> Aim of the task: Retype only the lines running from the beginning of the entries below to the line with "0.0129, 0.0105, 0.0081, 0.0073]", both included. Do not include pictures.

> Provided data:
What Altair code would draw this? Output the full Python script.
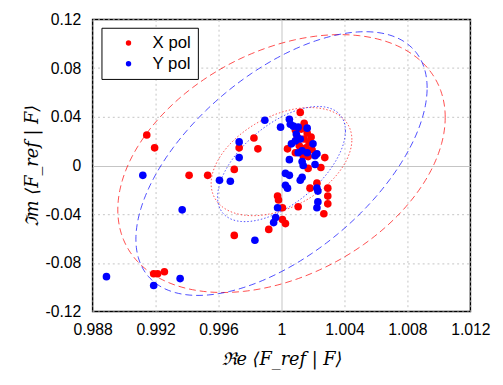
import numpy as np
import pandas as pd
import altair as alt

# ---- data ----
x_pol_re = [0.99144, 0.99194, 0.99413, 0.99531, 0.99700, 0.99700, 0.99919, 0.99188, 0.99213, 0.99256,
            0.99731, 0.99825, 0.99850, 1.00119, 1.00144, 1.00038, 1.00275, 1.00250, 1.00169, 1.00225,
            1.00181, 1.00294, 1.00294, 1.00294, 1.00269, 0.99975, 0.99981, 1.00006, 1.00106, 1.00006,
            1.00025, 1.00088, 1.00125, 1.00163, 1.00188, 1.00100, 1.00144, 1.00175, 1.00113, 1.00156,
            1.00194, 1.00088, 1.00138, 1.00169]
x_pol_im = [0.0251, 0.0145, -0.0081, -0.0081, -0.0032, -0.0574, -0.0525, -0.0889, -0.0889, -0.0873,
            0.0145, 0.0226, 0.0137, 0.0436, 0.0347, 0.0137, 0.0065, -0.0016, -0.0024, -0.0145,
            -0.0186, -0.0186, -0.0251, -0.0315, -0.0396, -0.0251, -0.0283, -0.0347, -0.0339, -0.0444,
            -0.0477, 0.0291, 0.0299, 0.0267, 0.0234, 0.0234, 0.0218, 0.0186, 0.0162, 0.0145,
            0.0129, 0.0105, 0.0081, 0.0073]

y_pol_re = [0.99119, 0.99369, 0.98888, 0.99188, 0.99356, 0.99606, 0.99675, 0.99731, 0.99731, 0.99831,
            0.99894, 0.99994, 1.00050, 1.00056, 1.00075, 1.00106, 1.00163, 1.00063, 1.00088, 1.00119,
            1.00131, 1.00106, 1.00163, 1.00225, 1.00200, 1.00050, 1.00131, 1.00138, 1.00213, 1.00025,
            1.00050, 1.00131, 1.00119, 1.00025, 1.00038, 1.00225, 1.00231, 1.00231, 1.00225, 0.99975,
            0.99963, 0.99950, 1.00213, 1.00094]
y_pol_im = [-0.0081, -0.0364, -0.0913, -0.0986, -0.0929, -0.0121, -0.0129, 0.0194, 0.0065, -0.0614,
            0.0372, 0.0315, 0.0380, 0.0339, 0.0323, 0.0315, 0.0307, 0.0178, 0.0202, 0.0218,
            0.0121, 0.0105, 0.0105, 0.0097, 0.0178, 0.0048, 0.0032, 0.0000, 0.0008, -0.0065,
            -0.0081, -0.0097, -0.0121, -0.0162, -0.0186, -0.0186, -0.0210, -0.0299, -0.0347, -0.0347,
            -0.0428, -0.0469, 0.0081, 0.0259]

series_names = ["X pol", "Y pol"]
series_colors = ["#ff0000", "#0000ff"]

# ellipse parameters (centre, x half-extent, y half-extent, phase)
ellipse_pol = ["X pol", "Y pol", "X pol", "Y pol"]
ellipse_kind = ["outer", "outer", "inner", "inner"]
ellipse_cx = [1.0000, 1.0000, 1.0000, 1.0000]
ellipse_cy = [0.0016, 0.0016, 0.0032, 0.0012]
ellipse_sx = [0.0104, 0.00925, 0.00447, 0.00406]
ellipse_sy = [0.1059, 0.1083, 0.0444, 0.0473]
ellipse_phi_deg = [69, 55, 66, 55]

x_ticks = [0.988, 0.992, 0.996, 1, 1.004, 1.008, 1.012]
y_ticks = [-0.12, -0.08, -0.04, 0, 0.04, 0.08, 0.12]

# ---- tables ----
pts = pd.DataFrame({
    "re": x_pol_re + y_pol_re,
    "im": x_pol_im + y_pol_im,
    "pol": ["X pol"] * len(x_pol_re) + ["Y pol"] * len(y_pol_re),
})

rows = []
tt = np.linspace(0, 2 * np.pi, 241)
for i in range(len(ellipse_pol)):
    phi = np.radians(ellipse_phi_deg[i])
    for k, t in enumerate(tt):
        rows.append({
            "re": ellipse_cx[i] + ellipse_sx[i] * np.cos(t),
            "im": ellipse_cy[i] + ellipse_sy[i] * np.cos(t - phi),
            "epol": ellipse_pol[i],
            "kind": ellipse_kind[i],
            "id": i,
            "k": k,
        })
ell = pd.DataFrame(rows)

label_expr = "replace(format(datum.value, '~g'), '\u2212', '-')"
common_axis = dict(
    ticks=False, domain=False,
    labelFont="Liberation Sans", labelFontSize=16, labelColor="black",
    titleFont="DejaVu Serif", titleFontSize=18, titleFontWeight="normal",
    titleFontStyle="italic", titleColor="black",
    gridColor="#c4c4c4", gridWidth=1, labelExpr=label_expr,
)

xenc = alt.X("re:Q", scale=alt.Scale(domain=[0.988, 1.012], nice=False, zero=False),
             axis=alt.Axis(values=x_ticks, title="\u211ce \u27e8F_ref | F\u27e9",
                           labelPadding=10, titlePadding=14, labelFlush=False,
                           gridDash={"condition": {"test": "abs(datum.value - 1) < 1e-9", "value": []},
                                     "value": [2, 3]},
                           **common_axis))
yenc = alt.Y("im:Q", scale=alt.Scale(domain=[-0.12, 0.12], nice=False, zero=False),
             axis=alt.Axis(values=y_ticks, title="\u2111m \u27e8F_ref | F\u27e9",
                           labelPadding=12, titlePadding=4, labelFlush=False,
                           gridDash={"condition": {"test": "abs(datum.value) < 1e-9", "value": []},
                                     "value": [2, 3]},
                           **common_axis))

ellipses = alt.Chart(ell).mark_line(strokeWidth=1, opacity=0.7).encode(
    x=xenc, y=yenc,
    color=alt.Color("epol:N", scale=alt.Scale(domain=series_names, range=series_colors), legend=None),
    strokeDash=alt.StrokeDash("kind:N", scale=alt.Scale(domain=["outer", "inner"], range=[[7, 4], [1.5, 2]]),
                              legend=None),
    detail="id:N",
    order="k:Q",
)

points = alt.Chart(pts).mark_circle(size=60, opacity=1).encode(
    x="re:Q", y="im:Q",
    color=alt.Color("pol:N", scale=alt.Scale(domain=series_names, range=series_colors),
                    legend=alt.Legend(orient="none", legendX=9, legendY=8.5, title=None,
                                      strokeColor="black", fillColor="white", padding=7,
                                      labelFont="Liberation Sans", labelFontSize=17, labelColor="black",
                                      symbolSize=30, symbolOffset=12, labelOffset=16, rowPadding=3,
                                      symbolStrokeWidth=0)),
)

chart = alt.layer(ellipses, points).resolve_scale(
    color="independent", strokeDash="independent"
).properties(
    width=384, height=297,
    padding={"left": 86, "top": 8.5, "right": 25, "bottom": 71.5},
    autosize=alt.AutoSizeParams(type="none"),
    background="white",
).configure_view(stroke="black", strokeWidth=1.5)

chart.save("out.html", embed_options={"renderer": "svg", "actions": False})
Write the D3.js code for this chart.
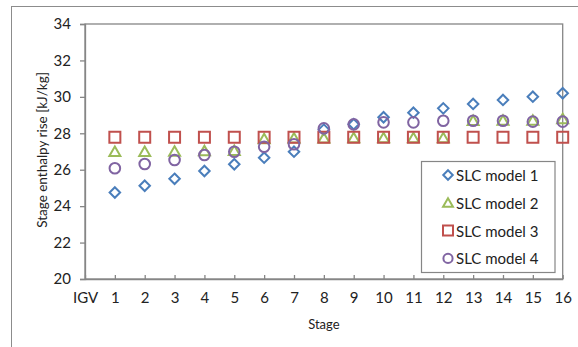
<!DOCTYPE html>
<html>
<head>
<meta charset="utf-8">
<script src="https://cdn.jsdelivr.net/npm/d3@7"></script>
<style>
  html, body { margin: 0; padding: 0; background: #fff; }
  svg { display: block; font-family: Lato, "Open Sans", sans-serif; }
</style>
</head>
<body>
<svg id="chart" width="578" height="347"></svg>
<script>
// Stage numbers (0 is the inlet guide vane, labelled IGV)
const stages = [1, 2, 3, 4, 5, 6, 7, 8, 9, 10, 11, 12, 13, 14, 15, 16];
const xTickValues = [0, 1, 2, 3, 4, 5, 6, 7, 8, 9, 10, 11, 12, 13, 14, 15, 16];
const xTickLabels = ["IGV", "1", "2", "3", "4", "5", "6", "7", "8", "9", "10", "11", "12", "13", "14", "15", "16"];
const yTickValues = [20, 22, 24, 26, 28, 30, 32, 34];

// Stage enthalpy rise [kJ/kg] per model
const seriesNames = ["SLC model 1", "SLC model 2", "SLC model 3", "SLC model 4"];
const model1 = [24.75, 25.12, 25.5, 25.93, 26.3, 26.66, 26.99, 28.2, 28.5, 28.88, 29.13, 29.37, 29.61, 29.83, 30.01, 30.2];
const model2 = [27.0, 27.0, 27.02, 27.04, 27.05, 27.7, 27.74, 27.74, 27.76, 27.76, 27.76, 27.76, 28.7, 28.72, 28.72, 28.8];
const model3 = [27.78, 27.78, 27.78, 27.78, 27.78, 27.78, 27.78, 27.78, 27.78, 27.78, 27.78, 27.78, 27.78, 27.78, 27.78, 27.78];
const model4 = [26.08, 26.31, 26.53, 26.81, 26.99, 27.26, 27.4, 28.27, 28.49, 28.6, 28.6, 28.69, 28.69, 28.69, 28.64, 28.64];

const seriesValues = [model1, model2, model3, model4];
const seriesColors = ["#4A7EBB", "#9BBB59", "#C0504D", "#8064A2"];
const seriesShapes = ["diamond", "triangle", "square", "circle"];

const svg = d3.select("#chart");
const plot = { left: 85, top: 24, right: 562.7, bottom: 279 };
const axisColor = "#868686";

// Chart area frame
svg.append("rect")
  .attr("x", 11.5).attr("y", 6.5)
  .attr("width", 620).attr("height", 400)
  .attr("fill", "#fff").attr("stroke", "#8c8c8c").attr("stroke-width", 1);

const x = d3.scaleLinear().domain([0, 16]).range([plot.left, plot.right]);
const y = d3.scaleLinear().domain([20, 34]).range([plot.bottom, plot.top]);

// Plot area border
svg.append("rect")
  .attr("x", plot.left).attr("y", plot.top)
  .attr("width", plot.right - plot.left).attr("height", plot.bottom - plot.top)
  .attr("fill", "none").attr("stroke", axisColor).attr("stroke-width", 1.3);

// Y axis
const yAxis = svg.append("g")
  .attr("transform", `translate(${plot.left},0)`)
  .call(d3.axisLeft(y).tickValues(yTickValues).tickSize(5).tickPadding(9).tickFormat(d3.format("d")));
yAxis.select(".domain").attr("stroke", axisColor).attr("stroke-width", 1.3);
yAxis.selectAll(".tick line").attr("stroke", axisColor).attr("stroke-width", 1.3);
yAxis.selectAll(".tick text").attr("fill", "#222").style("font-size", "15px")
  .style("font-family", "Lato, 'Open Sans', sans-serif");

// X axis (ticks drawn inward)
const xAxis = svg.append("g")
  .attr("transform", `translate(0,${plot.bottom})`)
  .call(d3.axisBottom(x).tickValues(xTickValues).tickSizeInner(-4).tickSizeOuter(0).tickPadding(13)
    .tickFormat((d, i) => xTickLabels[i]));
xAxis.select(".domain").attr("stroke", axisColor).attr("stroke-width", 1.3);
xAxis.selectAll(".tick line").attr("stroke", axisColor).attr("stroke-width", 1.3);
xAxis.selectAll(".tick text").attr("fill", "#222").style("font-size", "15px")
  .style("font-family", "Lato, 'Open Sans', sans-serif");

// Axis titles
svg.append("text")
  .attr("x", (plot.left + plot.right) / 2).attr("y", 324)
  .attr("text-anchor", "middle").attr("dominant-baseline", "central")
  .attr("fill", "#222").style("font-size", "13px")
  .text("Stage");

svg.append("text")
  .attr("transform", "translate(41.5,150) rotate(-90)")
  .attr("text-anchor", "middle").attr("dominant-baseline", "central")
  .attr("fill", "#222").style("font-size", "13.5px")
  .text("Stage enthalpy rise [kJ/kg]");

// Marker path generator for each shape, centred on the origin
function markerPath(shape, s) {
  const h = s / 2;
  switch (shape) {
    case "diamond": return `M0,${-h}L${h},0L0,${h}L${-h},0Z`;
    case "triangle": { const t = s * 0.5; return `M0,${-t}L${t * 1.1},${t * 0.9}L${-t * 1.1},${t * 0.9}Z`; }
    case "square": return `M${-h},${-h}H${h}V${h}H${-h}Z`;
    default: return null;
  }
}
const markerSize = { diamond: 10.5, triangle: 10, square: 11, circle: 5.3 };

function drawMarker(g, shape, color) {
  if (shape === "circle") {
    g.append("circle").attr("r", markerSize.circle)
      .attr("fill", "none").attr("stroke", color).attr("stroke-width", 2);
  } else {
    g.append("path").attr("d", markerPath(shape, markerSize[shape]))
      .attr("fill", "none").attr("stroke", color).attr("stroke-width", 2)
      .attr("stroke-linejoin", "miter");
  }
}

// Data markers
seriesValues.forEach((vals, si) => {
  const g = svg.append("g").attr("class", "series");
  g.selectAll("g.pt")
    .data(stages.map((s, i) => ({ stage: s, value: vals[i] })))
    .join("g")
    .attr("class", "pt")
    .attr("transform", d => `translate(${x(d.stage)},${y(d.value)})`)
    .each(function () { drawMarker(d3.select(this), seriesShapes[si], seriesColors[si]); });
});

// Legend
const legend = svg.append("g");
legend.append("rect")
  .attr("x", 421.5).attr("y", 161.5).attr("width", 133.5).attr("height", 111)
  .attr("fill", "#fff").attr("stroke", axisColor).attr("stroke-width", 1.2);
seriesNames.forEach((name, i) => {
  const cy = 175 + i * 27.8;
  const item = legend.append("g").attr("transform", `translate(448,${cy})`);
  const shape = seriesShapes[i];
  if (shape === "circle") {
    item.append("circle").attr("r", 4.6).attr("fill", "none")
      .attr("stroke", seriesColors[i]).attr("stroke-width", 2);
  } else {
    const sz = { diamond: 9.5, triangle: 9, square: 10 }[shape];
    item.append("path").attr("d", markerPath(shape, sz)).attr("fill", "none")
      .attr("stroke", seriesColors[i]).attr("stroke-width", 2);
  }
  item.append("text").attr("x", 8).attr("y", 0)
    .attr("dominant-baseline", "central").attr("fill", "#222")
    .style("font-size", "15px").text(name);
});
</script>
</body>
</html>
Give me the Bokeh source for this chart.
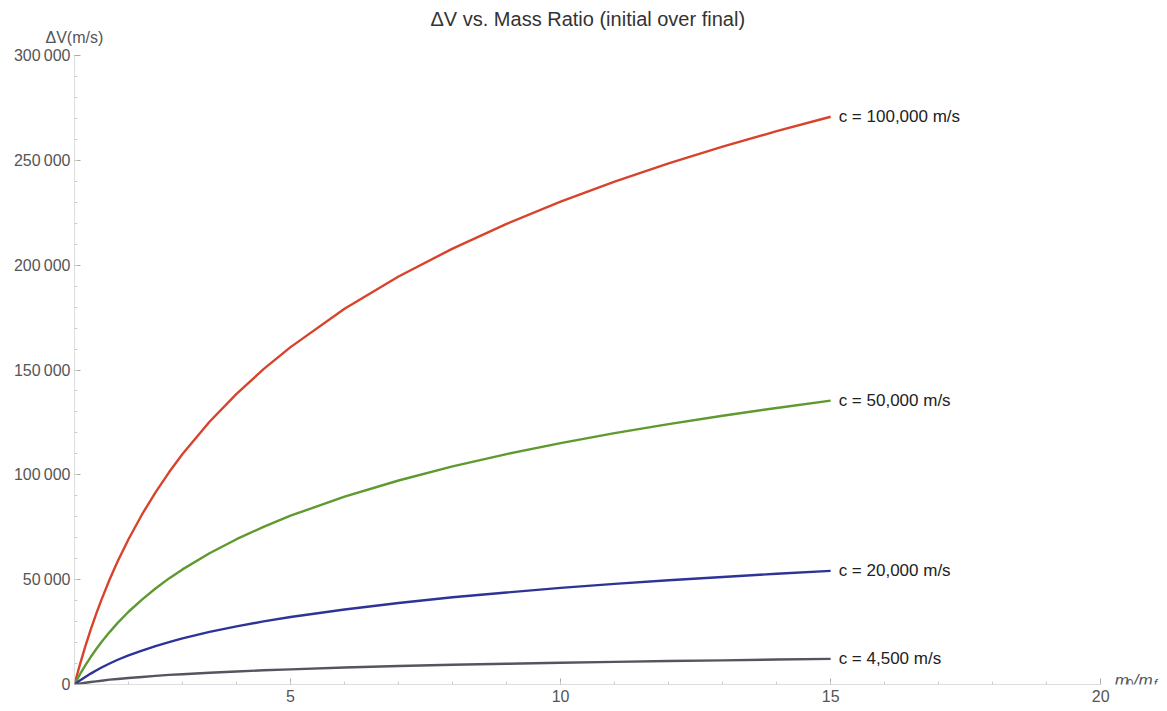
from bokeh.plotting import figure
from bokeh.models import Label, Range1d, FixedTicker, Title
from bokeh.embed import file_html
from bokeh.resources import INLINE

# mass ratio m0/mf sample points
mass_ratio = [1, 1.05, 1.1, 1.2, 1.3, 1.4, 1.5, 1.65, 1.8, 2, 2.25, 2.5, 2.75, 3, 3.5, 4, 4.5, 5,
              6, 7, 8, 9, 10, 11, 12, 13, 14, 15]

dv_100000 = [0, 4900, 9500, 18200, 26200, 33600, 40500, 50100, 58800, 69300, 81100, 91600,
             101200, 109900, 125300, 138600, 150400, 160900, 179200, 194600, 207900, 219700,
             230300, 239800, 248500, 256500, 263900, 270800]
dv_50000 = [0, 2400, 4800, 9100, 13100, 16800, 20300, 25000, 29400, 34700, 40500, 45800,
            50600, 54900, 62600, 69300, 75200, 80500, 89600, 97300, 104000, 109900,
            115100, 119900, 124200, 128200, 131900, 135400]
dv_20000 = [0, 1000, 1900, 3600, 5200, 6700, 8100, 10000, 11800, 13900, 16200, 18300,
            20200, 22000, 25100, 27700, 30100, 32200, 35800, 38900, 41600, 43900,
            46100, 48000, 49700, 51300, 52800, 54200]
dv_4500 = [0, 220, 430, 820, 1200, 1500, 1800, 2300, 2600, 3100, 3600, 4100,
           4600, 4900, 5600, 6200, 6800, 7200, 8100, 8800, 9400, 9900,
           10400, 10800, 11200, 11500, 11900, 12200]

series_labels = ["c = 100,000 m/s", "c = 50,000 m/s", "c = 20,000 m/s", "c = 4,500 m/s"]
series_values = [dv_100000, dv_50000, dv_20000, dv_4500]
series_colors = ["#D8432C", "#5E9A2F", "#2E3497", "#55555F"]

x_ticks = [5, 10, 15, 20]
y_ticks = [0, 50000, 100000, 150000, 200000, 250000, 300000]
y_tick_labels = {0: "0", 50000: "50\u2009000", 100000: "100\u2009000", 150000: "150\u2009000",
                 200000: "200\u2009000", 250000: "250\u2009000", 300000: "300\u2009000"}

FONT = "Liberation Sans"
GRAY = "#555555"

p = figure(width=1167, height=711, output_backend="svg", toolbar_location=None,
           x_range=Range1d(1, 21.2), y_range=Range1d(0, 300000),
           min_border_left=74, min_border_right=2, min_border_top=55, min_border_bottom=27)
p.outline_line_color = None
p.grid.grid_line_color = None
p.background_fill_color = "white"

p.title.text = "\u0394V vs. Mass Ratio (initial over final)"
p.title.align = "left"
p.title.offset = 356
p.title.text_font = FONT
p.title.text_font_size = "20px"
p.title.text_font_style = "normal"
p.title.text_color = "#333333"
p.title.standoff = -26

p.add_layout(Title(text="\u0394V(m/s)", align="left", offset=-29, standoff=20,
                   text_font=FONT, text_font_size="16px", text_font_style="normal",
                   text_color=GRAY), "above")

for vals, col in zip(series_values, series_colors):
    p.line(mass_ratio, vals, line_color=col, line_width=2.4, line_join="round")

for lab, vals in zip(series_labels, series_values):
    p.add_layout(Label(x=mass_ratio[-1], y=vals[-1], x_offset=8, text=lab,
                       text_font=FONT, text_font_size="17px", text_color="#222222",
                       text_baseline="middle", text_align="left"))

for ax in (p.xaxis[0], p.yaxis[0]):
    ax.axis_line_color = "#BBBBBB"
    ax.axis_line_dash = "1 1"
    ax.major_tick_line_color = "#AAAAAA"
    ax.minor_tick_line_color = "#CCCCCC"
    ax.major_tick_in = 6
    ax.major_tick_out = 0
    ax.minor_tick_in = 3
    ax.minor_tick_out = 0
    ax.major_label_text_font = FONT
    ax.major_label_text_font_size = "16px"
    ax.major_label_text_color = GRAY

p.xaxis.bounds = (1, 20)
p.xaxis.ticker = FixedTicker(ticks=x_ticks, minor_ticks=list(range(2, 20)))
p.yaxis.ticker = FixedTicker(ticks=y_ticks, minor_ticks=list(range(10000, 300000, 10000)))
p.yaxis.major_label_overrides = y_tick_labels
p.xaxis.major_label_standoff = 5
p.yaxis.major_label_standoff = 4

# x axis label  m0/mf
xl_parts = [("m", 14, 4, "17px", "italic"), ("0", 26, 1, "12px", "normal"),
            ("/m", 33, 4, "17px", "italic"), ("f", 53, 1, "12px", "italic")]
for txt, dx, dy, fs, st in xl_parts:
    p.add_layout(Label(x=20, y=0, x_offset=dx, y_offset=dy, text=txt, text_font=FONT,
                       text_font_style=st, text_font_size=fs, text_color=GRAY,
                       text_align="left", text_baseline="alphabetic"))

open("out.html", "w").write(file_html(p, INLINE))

> Full output:
What Altair code would draw this? Output the full Python script.
import numpy as np
import pandas as pd
import altair as alt

# ---- data ----
x_pol_re = [0.99144, 0.99194, 0.99413, 0.99531, 0.99700, 0.99700, 0.99919, 0.99188, 0.99213, 0.99256,
            0.99731, 0.99825, 0.99850, 1.00119, 1.00144, 1.00038, 1.00275, 1.00250, 1.00169, 1.00225,
            1.00181, 1.00294, 1.00294, 1.00294, 1.00269, 0.99975, 0.99981, 1.00006, 1.00106, 1.00006,
            1.00025, 1.00088, 1.00125, 1.00163, 1.00188, 1.00100, 1.00144, 1.00175, 1.00113, 1.00156,
            1.00194, 1.00088, 1.00138, 1.00169]
x_pol_im = [0.0251, 0.0145, -0.0081, -0.0081, -0.0032, -0.0574, -0.0525, -0.0889, -0.0889, -0.0873,
            0.0145, 0.0226, 0.0137, 0.0436, 0.0347, 0.0137, 0.0065, -0.0016, -0.0024, -0.0145,
            -0.0186, -0.0186, -0.0251, -0.0315, -0.0396, -0.0251, -0.0283, -0.0347, -0.0339, -0.0444,
            -0.0477, 0.0291, 0.0299, 0.0267, 0.0234, 0.0234, 0.0218, 0.0186, 0.0162, 0.0145,
            0.0129, 0.0105, 0.0081, 0.0073]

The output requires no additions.